Recorríamos en moto la costa oeste de la India. Habíamos parado delante de un hotel bonito y raro, que nos pareció abandonado. Era un chalet de dos plantas, color rosa pastel, con balaustradas y estatuas griegas de imitación que daban a una piscina ovalada. Un estilo entre colonial y mafia rusa. Se veía ya de lejos, en medio de la nada, frente a una inmensa playa de arena que parecía no tener fin. Nada alrededor. Mediodía. El cielo casi negro cargado de tormenta a punto de estallar. De vez en cuando un rayo de sol que lo revivía todo. Y nadie en el camino, nadie en ninguna parte.
Nos alojamos en ese hotel extraño que cuidaba un tipo silencioso, éramos los únicos. Y salimos a caminar por la playa.

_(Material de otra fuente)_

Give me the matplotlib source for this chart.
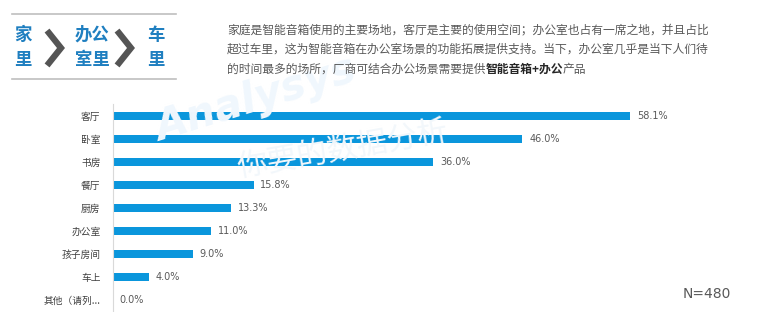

El mar estaba revuelto por dentro, cualquiera que hubiera entrado habría tenido que luchar para salir. Al cabo de media hora, como si la estuvieran arrojando a baldazos miles de personas, cayó la mayor tromba de agua que habíamos visto nunca. En un minuto teníamos hasta el alma empapada. Volvíamos hacia el hotel y casi no veíamos el suelo. A lo lejos, como en un sueño, vimos un grupo de perros fantasmales que daban vueltas en círculo, aullando. De pronto se pararon y se nos quedaron mirando. Permanecimos allí, clavados, mirándonos de frente perros y humanos, en medio de aquella nada tan hermosa y apocalíptica.
A los diez minutos los perros desaparecieron, y al llegar donde habían estado aullando, vimos el cuerpo en descomposición de un animal que parecía haber sido también un perro. Casi no le quedaba carne entre los huesos, solo su dentadura y sus ojos saltones que miraban al infinito.
Llegamos al hotel con el agua en las rodillas, bajando en riada hacia el mar. Nos quedamos en silencio mirando por la ventana; entrábamos en calor.
Fue una tarde extraña que siempre recuerdo con una nitidez inusual. Como una intersección con otra vida, o con la muerte.